Incidental music is music in a play, television program, radio program, video game, film or some other form not primarily musical. The term is less frequently applied to film music, with such music being referred to instead as the "film score" or "soundtrack."
Incidental music is often "background" music, and adds atmosphere to the action. It may take the form of something as simple as a low, ominous tone suggesting an impending startling event, or, to enhance the depiction of a story-advancing sequence, such as its use in the film The Insider. It may also include pieces which will provide the main interest for the audience, for example overtures, or music played during scene changes, or at the end of an act, immediately preceding an interlude, such as in the classic television series Star Trek (as well as in the other Star Trek television series). It may also be required in plays that have musicians performing on-stage.

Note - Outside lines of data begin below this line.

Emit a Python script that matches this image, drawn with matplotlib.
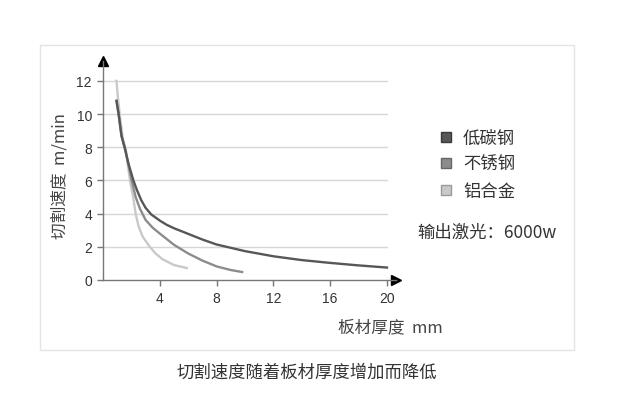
import matplotlib
matplotlib.use("Agg")
import matplotlib.pyplot as plt
from matplotlib.lines import Line2D
from matplotlib.patches import Rectangle

plt.rcParams['font.family'] = ['Noto Sans CJK SC', 'DejaVu Sans']

# thickness (mm) / cutting speed (m/min)
steel_x = [0.95, 1.1, 1.3, 1.55, 1.8, 2.14, 2.4, 2.7, 3.0, 3.4, 4, 4.5, 5, 6, 7, 8, 10, 12, 14, 16, 18, 20]
steel_y = [10.8, 10.0, 8.7, 7.9, 7.0, 6.0, 5.4, 4.8, 4.35, 3.95, 3.58, 3.32, 3.12, 2.78, 2.44, 2.14, 1.74, 1.43, 1.2, 1.03, 0.88, 0.75]

stainless_x = [0.95, 1.1, 1.3, 1.55, 1.8, 2.02, 2.3, 2.6, 3.0, 3.5, 4, 5, 6, 7, 8, 9, 9.8]
stainless_y = [10.8, 10.0, 8.7, 7.9, 6.9, 6.0, 5.0, 4.3, 3.62, 3.15, 2.8, 2.12, 1.6, 1.17, 0.82, 0.6, 0.48]

alu_x = [0.95, 1.05, 1.2, 1.4, 1.6, 1.9, 2.14, 2.3, 2.5, 2.8, 3.3, 3.7, 4.2, 5.0, 5.9]
alu_y = [12.0, 11.0, 9.8, 8.5, 7.9, 6.0, 4.9, 4.0, 3.25, 2.6, 2.0, 1.6, 1.25, 0.9, 0.72]

labels = ['低碳钢', '不锈钢', '铝合金']
colors = ['#575757', '#8c8c8c', '#c9c9c9']
edges = ['#3a3a3a', '#666666', '#9a9a9a']

x_ticks = [4, 8, 12, 16, 20]
y_ticks = [0, 2, 4, 6, 8, 10, 12]

W, H = 617, 406
fig = plt.figure(figsize=(W / 100, H / 100), dpi=100)
fig.patches.append(Rectangle((40 / W, 1 - 351 / H), 534 / W, 305 / H,
                             transform=fig.transFigure, fill=False,
                             edgecolor='#e4e4e4', lw=1))

ax = fig.add_axes([103 / W, 1 - 281 / H, 292.5 / W, 219 / H])
ax.set_xlim(0, 20.6)
ax.set_ylim(0, 13.2)

for yv in y_ticks[1:]:
    ax.plot([0, 20], [yv, yv], color='#d6d6d6', lw=1, zorder=1)

ax.plot(alu_x, alu_y, color=colors[2], lw=1.7, zorder=3)
ax.plot(stainless_x, stainless_y, color=colors[1], lw=1.7, zorder=3)
ax.plot(steel_x, steel_y, color=colors[0], lw=1.7, zorder=4)

for s in ['top', 'right']:
    ax.spines[s].set_visible(False)
for s in ['left', 'bottom']:
    ax.spines[s].set_color('#777777')
    ax.spines[s].set_linewidth(1)

# arrow heads
ax.plot(1, 0, '>', color='black', ms=7, transform=ax.transAxes, clip_on=False)
ax.plot(0, 1, '^', color='black', ms=7, transform=ax.transAxes, clip_on=False)

ax.set_xticks(x_ticks)
ax.set_yticks(y_ticks)
ax.tick_params(axis='both', length=4, width=1, color='#777777',
               labelsize=10, labelcolor='#333333', pad=4)
for t in ax.get_xticklabels() + ax.get_yticklabels():
    t.set_family('Liberation Sans')

fig.text(60 / W, 1 - 176 / H, '切割速度  m/min', rotation=90, ha='center',
         va='center', fontsize=12, color='#444444')
fig.text(390 / W, 1 - 328 / H, '板材厚度  mm', ha='center', va='center',
         fontsize=12, color='#444444')

handles = [Line2D([], [], ls='none', marker='s', ms=7.5, markerfacecolor=c,
                  markeredgecolor=e, markeredgewidth=1)
           for c, e in zip(colors, edges)]
ax.legend(handles, labels, loc='upper left', bbox_to_anchor=(430 / W, 1 - 121 / H),
          bbox_transform=fig.transFigure, frameon=False, borderpad=0,
          fontsize=12.5, handlelength=0.8, handletextpad=0.6, labelspacing=0.5,
          labelcolor='#333333')

fig.text(417 / W, 1 - 233 / H, '输出激光：6000w', ha='left', va='center',
         fontsize=12.5, color='#333333')

fig.text(307 / W, 1 - 373 / H, '切割速度随着板材厚度增加而降低', ha='center',
         va='center', fontsize=12.5, color='#333333')

fig.savefig('out.png', dpi=100)
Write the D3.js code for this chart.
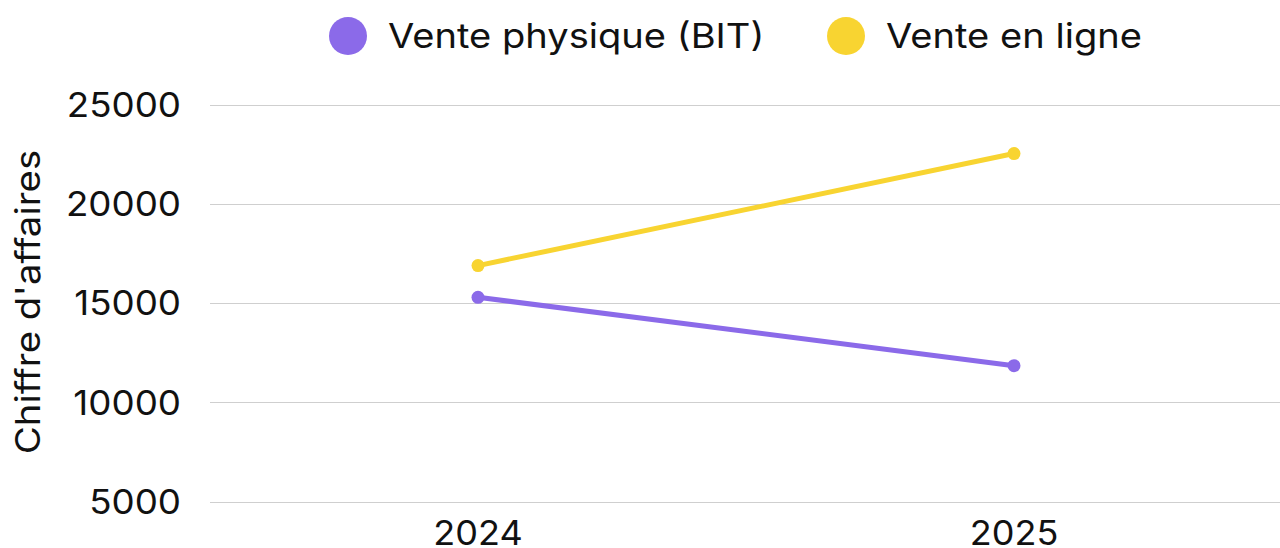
<!DOCTYPE html>
<html>
<head>
<meta charset="utf-8">
<script src="https://cdn.jsdelivr.net/npm/d3@7"></script>
<style>
  body { margin: 0; background: #fff; }
  svg text { font-family: Inter, "Noto Sans", sans-serif; fill: #111; }
</style>
</head>
<body>
<svg id="chart" width="1280" height="548"></svg>
<script>
// data
var years = ["2024", "2025"];
var physique = [15300, 11850];
var enLigne = [16900, 22550];
var yTicks = [5000, 10000, 15000, 20000, 25000];
var seriesNames = ["Vente physique (BIT)", "Vente en ligne"];
var seriesColors = ["#8b6ae9", "#f8d431"];

var svg = d3.select("#chart");
var W = 1280, H = 548;

var x = d3.scalePoint().domain(years).range([210, 1282]).padding(0.5);
var y = d3.scaleLinear().domain([5000, 25000]).range([501.5, 105]);

// the original font is wider than Inter: widen the glyphs a bit
function widen(sel, factor) {
	sel.each(function() {
		var w = this.getComputedTextLength();
		d3.select(this).attr("textLength", w * factor).attr("lengthAdjust", "spacingAndGlyphs");
	});
}

// gridlines
svg.append("g")
	.selectAll("line")
	.data(yTicks)
	.join("line")
	.attr("x1", 210).attr("x2", W)
	.attr("y1", function(d) {return Math.round(y(d)) + 0.5})
	.attr("y2", function(d) {return Math.round(y(d)) + 0.5})
	.attr("stroke", "#cfcfcf")
	.attr("stroke-width", 1);

// y tick labels
svg.append("g")
	.selectAll("text")
	.data(yTicks)
	.join("text")
	.attr("x", 181)
	.attr("y", function(d) {return y(d)})
	.attr("dy", "0.36em")
	.attr("text-anchor", "end")
	.attr("font-size", 34)
	.text(function(d) {return d})
	.call(widen, 1.08);

// x labels
svg.append("g")
	.selectAll("text")
	.data(years)
	.join("text")
	.attr("x", function(d) {return x(d)})
	.attr("y", 545)
	.attr("text-anchor", "middle")
	.attr("font-size", 34)
	.text(function(d) {return d})
	.call(widen, 1.06);

// y axis title
svg.append("text")
	.attr("transform", "translate(40,302) rotate(-90)")
	.attr("text-anchor", "middle")
	.attr("font-size", 34)
	.text("Chiffre d'affaires")
	.call(widen, 1.13);

// series
var series = [physique, enLigne];
var line = d3.line()
	.x(function(d, i) {return x(years[i])})
	.y(function(d) {return y(d)});

series.forEach(function(vals, s) {
	var g = svg.append("g");
	g.append("path")
		.attr("d", line(vals))
		.attr("fill", "none")
		.attr("stroke", seriesColors[s])
		.attr("stroke-width", 5);
	g.selectAll("circle")
		.data(vals)
		.join("circle")
		.attr("cx", function(d, i) {return x(years[i])})
		.attr("cy", function(d) {return y(d)})
		.attr("r", 6.5)
		.attr("fill", seriesColors[s]);
});

// legend
var legendX = [348, 846];
var legend = svg.append("g")
	.selectAll("g")
	.data(seriesNames)
	.join("g")
	.attr("transform", function(d, i) {return "translate(" + legendX[i] + ",36)"});
legend.append("circle")
	.attr("r", 19)
	.attr("fill", function(d, i) {return seriesColors[i]});
legend.append("text")
	.attr("x", 40)
	.attr("dy", "0.36em")
	.attr("font-size", 34)
	.text(function(d) {return d})
	.call(widen, 1.12);
</script>
</body>
</html>
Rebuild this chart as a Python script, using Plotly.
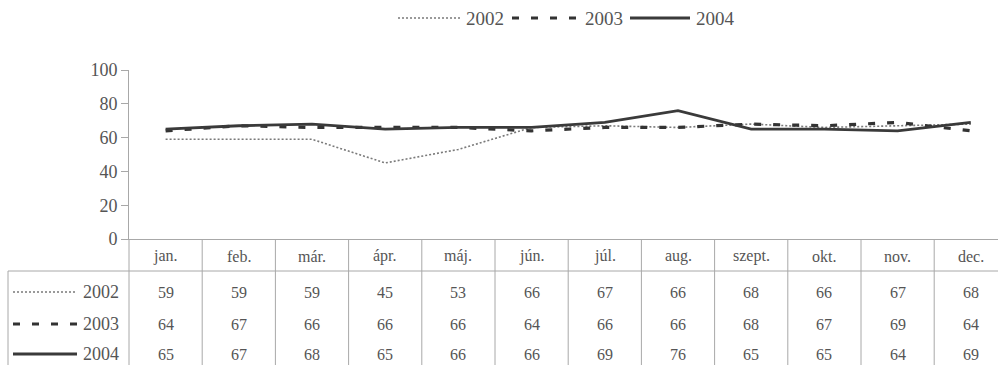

The use of incidental music dates back at least as far as Greek drama. A number of classical composers have written incidental music for various plays, with the more famous examples including Ludwig van Beethoven's Egmont music, Franz Schubert's Rosamunde music, Felix Mendelssohn's music for A Midsummer Night's Dream, Georges Bizet's music for L'Arlesienne, and Edvard Grieg's music for Henrik Ibsen's Peer Gynt. Parts of all of these are often performed in concerts outside the context of the play.
Modern composers of stage music include John White. One of the best known incidental music composers for British television is Howard Goodall, who wrote music for The Gathering Storm, Blackadder, and Red Dwarf, as well as the film Bean.